Quick rule for support tickets: if a merchant says “I deployed a fix yesterday but the trend hasn’t moved”, the 28-day rolling window means yesterday’s fix is one day in a 28-day average. Wait 7-14 days for partial movement; 28 days for full reflection.
Known limitations / merchant FAQs
My LCP has crept up 800ms over 6 months. Where do I start the recovery? Cross-reference inflection points with deploy + content-management activity. Most cumulative drift traces to specific events (a deploy, a content upload, a third-party tag addition); identifying the events lets you reverse them. Tools to use: deploy log, GTM audit log, CMS image-upload log, theme version history. My trend looks flat but my LCP is in the poor band. What do I do? The site has a stable but bad LCP. No drift means no recent regression; the issue is structural rather than progressive. Address structural issues: image format conversion, render-blocking CSS, slow server response. The optimisation playbook is the same as for a recently-regressed site, just no need for inflection-point investigation. My deploy fixed LCP but the trend hasn’t moved. Why? The 28-day rolling window. Each daily data point includes 27 days of pre-deploy data plus 1 day of post-deploy. Wait 7 days for partial movement (then ~25 percent of the window is post-deploy); 14 days for substantial movement; 28 days for full reflection. Why is my trend so smooth when I know my deploys have spikes? The 28-day rolling window smooths spikes. Sharp single-day regressions appear as gradual rises in the trend view. For attribution work, the inflection point in the trend lags the actual regression event by ~7-14 days; look earlier than the visible inflection. Should I use trend or snapshot? Both. Snapshot answers “where am I now”; trend answers “where am I going”. Use snapshot for ranking-impact decisions today; use trend for drift detection and recovery planning. Can Vortex IQ alert me when LCP starts drifting? Yes; alert trigger7-day rolling delta > +500ms catches step regressions; current value > 2,500ms catches threshold crossings. Configure in Vortex IQ → Alerts.

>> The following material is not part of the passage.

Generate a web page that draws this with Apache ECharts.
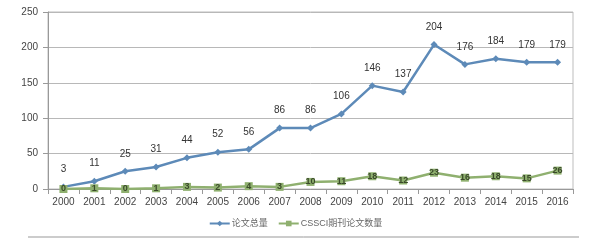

Why does my trend show null for some recent days?
Insufficient CrUX data for those windows. Sites with low or fluctuating traffic occasionally drop below the 1,000-session threshold; the metric returns null for affected days. Use lab data (psi_lab_lcp) as the fallback for those gaps.
Can I export this trend to share with stakeholders?
The Vortex IQ dashboard supports CSV export; the underlying CrUX BigQuery dataset is also publicly queryable for long-form reporting. The Vortex Mind Pre-Launch Readiness report includes trend snapshots in its outputs.